After the spline is generated, points are generated in a way, that max acceleration of 10 m/s^2 and max jerk of 10 m/s^3 are not violated. For this some calculations lead to the constraints that
double max_x_for_jerk_max = x_prev + 0.02 * 0.02 * 0.02 * jerk_max
+ 2 * dist_prev + dist_prevprev;
double max_x_for_accel_max = x_prev + dist_prev
+ 0.02 * 0.02 * accel_max;
where x_prev is the last generated x value.
By evaluating the sensor_fusion vector, we determine all cars that are driving close ahead of us in our lane.

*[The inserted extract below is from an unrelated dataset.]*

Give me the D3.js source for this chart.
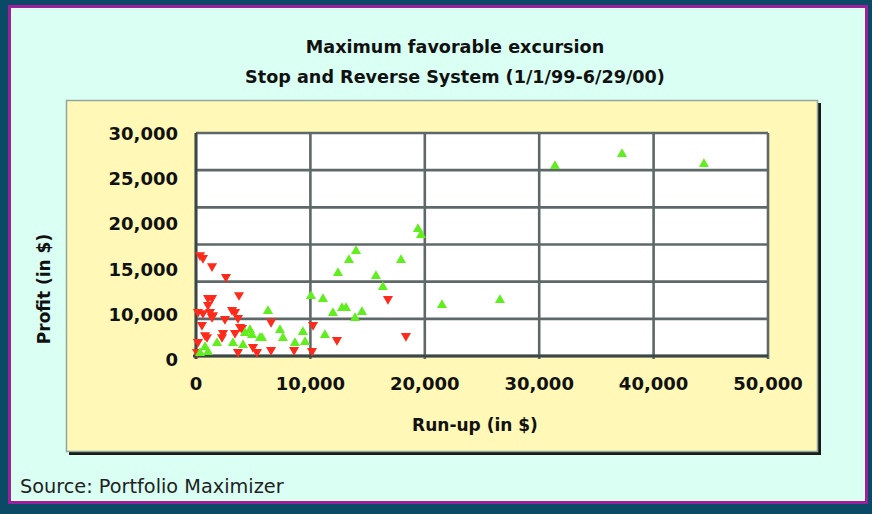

We then check, if we need to decelerate:
if (!is_in_current_lane(v.d))
continue;
if (distance(v.x, v.y, car_x, car_y) < MIN_DISTANCE_TO_OTHERS
&& distance(car_x, car_y, v.x, v.y) < cur_min_distance
&& vehicle_is_in_front(v) && vehicle_is_slower(v))
{
As soon as we are decelerating we need to think about chaning lanes. Therefore we set a flag to change lanes if speed is too low:
if (previous_lane == -1 && cur_min_speed_mph < 45) {
must_change_lanes = true;
not_yet_changed_lanes = true;
}
previous_lane is set to the previous lane. This is supposed to keep the car from immediately switching back to a lane it just came from. previous_lane is reset (to -1) after a certain amount of iterations to not block the car indefinitely.
As soon as we need to change lanes, we check the adjacent lanes for safe transitioning. Therefore we loop through all other vehicles and check if they're in our target lane (or close to it, in case they also area bout to shift lanes...)

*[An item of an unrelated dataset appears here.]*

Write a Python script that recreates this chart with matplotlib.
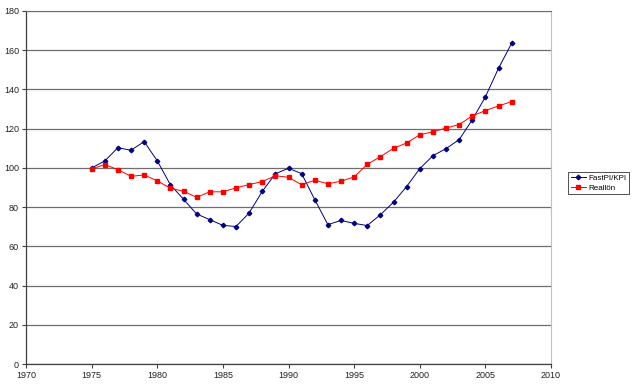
import matplotlib.pyplot as plt

years = list(range(1975, 2008))

fastpi_kpi = [100, 103.5, 110.3, 109, 113.4, 103.6, 91.4, 84, 76.5, 73.6,
              70.7, 70.1, 77, 88, 97, 99.8, 97.1, 83.8, 71.1, 73.2,
              71.7, 70.6, 76.1, 82.5, 90.5, 99.6, 106.2, 109.8, 114.4, 124.5,
              136.2, 150.8, 163.5]

reallon = [99.5, 101.7, 99.1, 95.7, 96.4, 93.4, 89.6, 88.1, 85, 87.8,
           87.8, 89.8, 91.5, 93, 96, 95.2, 91.4, 93.7, 91.9, 93.2,
           95.4, 101.8, 105.7, 110, 112.7, 116.9, 118.4, 120.3, 122.1, 126.5,
           129.2, 131.6, 133.8]

plt.rcParams['font.family'] = ['Liberation Sans', 'DejaVu Sans']

fig = plt.figure(figsize=(6.4, 3.89), dpi=100)
ax = fig.add_axes([26/640, 25/389, (551-26)/640, (364-11)/389])

ax.plot(years, fastpi_kpi, color='#000080', lw=0.7, marker='D', ms=2.3,
        label='FastPI/KPI')
ax.plot(years, reallon, color='#ff0000', lw=0.7, marker='s', ms=2.6,
        label='Reallön')

ax.set_xlim(1970, 2010)
ax.set_ylim(0, 180)
ax.set_xticks(range(1970, 2011, 5))
ax.set_yticks(range(0, 181, 20))
ax.grid(axis='y', color='#6e6e6e', lw=0.9)
ax.set_axisbelow(True)

for side in ['left', 'bottom']:
    ax.spines[side].set_color('#404040')
    ax.spines[side].set_linewidth(0.9)
ax.spines['right'].set_color('#c0c0c0')
ax.spines['top'].set_color('#6e6e6e')
ax.tick_params(labelsize=6.5, length=3, width=0.8, color='#404040',
               labelcolor='#222222', pad=2)

leg = ax.legend(loc='center left', fontsize=5.8, frameon=True,
                fancybox=False, edgecolor='black', handlelength=1.9,
                borderpad=0.35, labelspacing=0.25, handletextpad=0.3,
                borderaxespad=0)
leg.get_frame().set_linewidth(0.6)
leg.set_bbox_to_anchor((568/640, (389-183)/389), transform=fig.transFigure)

fig.savefig('out.png', dpi=100)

bool PathGenerator::check_lane_safe(int lane_number) {
Vehicle v;
for (auto const& vehicle_map_entry : vehicles) {
v = vehicle_map_entry.second;
if (!is_near_same_lane(v.d, lane_number))
continue;
if (distance(current_path_x, current_path_y, v.x, v.y)
< MIN_DISTANCE_TO_OTHERS_OVERTAKING
&& !(v.s < car_s - 10 && getNorm(v.vx, v.vy) < car_speed - 5)) {
return false;
}
}
return true;
}
During the process of chaning lanes, another flag, not_yet_changed_lanes is set to true and only reset to false, if the car's d value has reached approximately the value corresponding to the center of the lane it wanted to transition to. This is done to prevent changing lanes forth and back during a lane change cycle.